> Dataset content
--
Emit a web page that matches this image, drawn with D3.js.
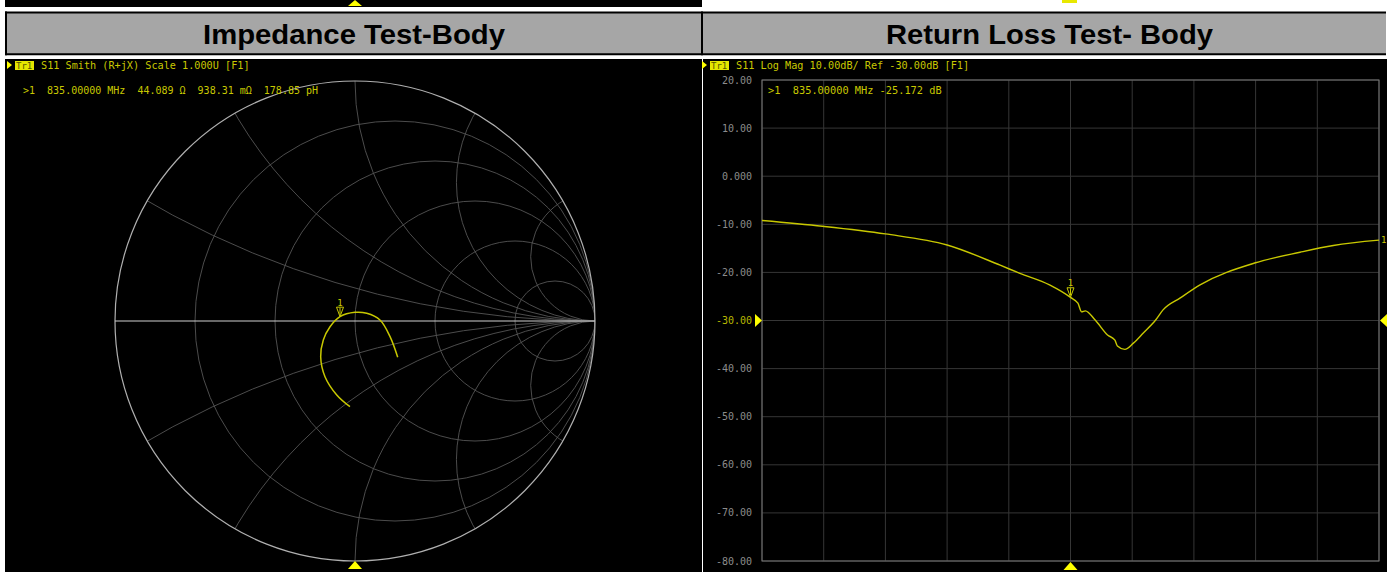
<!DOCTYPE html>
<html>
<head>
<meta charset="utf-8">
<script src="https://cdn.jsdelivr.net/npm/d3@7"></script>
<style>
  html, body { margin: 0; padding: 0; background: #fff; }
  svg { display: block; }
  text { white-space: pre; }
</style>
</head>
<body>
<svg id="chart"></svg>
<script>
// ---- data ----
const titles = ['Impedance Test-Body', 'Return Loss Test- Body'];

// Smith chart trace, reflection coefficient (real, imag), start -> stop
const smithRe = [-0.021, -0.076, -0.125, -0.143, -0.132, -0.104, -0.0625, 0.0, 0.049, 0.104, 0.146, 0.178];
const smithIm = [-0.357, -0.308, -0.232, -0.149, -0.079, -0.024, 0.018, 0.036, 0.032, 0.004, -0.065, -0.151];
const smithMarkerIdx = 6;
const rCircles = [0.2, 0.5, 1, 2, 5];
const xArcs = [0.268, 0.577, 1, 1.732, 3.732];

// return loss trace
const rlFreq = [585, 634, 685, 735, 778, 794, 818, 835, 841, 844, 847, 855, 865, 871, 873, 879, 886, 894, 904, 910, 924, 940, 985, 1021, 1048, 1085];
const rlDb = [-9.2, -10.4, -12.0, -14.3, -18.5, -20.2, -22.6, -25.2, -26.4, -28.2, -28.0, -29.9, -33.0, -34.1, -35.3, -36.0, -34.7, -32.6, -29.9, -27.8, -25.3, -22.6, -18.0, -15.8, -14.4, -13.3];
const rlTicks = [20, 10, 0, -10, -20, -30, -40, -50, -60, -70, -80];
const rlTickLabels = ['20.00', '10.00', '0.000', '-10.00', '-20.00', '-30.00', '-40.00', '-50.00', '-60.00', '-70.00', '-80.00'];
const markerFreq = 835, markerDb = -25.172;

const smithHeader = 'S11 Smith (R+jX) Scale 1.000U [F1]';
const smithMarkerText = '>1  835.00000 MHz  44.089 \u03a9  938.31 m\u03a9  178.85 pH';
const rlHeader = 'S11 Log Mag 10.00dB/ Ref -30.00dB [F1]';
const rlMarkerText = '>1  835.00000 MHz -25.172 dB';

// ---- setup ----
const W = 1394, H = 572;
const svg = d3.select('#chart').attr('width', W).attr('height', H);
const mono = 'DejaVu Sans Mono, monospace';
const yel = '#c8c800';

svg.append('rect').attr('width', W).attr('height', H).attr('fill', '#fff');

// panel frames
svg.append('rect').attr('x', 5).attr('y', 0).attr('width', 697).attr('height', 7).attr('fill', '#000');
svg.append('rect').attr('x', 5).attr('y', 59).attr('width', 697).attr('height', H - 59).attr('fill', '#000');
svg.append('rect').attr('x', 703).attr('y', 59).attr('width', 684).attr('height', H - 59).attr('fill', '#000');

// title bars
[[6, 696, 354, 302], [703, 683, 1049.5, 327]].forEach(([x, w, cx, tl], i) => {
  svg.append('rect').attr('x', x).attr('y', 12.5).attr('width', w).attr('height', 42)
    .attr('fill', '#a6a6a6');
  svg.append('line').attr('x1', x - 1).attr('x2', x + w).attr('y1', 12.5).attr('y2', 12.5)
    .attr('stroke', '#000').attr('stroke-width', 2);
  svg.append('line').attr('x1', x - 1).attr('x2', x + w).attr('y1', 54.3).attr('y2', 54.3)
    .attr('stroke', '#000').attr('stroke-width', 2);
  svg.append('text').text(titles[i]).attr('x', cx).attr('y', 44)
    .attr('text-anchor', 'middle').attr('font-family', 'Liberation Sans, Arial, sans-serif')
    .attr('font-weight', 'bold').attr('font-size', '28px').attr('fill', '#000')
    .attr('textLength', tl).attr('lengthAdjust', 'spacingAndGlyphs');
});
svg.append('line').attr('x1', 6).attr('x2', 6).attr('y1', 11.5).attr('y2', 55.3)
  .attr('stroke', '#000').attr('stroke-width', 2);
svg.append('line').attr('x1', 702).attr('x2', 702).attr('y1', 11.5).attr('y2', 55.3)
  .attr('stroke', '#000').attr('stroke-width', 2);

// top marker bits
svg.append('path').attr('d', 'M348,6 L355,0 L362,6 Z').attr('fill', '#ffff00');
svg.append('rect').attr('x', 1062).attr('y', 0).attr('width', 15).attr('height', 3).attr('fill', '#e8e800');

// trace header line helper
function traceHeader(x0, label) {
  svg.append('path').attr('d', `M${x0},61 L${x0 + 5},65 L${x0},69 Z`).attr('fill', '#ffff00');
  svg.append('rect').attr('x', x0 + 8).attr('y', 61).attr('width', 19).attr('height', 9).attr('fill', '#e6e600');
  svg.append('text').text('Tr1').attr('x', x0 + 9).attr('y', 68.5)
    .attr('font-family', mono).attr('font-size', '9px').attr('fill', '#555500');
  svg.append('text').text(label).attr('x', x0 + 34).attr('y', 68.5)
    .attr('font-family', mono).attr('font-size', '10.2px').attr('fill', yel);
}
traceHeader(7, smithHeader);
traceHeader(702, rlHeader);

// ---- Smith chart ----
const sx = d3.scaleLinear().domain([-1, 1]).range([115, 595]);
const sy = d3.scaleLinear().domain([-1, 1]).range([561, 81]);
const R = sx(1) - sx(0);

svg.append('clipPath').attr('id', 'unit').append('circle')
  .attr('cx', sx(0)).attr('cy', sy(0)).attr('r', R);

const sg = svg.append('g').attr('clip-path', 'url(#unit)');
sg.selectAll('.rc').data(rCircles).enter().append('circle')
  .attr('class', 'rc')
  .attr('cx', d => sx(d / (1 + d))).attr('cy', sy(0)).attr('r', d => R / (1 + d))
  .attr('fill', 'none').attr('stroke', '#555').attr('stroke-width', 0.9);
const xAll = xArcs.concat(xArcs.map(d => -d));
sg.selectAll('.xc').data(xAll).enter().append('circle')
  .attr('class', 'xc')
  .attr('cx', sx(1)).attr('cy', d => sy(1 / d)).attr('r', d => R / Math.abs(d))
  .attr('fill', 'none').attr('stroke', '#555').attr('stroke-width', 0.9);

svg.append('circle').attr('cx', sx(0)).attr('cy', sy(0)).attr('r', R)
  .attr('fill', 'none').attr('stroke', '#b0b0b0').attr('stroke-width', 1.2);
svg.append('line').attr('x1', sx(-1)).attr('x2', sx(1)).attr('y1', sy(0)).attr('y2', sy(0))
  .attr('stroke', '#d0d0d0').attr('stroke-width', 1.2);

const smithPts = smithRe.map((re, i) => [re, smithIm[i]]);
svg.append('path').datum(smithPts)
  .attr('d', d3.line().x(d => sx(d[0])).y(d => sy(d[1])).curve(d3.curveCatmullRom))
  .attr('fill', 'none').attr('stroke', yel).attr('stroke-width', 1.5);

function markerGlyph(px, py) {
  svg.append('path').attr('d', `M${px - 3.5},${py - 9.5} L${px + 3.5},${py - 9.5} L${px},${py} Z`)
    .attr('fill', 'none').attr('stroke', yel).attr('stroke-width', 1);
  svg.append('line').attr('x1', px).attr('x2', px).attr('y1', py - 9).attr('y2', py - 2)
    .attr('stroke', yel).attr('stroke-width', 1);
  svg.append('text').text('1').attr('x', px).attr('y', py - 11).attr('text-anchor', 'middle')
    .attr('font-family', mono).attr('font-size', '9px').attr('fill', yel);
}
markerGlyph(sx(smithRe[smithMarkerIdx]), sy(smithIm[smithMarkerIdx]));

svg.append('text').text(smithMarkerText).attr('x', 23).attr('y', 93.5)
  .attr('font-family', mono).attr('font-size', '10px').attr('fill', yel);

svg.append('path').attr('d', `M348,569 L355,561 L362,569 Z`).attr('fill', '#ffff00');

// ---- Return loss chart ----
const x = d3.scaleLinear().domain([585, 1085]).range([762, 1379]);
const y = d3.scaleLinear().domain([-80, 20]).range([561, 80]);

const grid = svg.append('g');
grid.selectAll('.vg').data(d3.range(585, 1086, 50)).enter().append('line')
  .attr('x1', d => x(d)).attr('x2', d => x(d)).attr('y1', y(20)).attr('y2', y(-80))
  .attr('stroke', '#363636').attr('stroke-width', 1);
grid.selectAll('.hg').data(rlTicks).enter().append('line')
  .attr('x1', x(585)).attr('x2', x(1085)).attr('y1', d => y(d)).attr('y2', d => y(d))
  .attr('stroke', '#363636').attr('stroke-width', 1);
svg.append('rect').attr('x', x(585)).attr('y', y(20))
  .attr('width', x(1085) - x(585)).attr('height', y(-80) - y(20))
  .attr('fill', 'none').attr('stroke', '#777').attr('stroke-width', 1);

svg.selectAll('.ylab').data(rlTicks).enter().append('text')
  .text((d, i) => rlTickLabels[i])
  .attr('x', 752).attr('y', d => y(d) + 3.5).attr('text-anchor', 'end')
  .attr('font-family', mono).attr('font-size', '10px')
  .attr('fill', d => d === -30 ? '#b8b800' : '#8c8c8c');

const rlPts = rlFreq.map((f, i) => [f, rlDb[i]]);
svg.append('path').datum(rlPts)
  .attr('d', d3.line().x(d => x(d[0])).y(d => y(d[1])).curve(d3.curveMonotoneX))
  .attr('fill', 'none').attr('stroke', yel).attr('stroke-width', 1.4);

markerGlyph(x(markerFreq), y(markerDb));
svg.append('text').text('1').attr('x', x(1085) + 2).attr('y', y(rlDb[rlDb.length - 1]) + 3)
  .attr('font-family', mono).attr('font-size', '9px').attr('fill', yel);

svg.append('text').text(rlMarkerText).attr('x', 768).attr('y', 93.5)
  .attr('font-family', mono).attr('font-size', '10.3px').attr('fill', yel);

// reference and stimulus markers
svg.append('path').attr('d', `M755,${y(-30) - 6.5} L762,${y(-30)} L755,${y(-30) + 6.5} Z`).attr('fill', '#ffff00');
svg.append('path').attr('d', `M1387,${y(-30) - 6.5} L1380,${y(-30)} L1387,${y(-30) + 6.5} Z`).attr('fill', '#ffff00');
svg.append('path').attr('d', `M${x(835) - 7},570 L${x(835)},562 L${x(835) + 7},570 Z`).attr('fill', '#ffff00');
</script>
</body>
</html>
--
> Given request
Please repeat exactly the data above from its first line to the line that contains "const titles = ['Impedance", inclusive, and leave every picture out.

> Solution to the problem
Emit a web page that matches this image, drawn with D3.js.
<!DOCTYPE html>
<html>
<head>
<meta charset="utf-8">
<script src="https://cdn.jsdelivr.net/npm/d3@7"></script>
<style>
  html, body { margin: 0; padding: 0; background: #fff; }
  svg { display: block; }
  text { white-space: pre; }
</style>
</head>
<body>
<svg id="chart"></svg>
<script>
// ---- data ----
const titles = ['Impedance Test-Body', 'Return Loss Test- Body'];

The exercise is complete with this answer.